I’ll digress here- and say that for more then a decade I lived in a VERY rural, and VERY conservative area next door to a heavily armed (with numerous illegally full-auto converted weapons)- someone who the police had to deal with on a semi-regular basis. And who several Sheriff deputies told me they were scared of. But- despite their own admissions that they wished they could take all his guns before he killed someone, there was nothing they could legally do.
I don’t know. I don’t have the answers. And I kind of doubt anyone fully does. But I’d like to point out the situation with fully automatic weapons. They have been under a federal ban, of sorts, since 1986. But many states allow them- with very heavy restrictions. I lved in Oregon for awhile- where you had to have both a federal license, which required a much more exhaustive background check, and the approval of your local sheriff- who could deny it for any (or no) reason. As far as I know (and this may be outdated- not an issue I follow too closely) only one legally purchased automatic weapon has ever been found to have been used in a crime ( a bank robbery on the west coast if memory serves). Surely their scaricty- and their cost as opposed to much easier obtainable weapons plays a role- but I do think it presents some evidence that the issues are not insurmountable. That a combination of more freedom combined with more controls can work.
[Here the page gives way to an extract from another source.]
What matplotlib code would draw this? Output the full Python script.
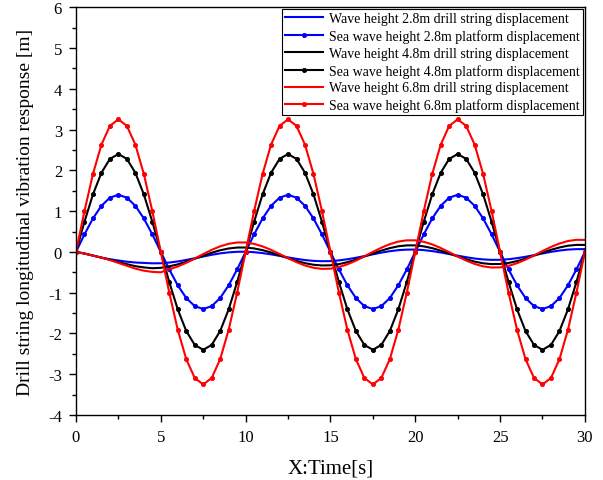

And while I think simple long guns- long barreled shotguns and (low capcity) rifles common for hunting need to remain more loosely restricted, it is clear that so called assault weapons (which were banned, albeit poorly, for many years) and handguns need to be re-examined for how we can better deal with the issues.
And we need to admit- that our society has become very, very complex. Few people really know their neighbors, know the people in their communities. The police are over stretched and only come in contact with those that put themselves in their sights by blatant actions. A simple background check is no longer sufficient, nor effective.
And if we don’t actually come together and honestly discuss these myriad issues once and for all- we will continue to see these tragedies on a regular basis. And those of us not intimately affected by them, will move in days or weeks, giving it no thought until the next one.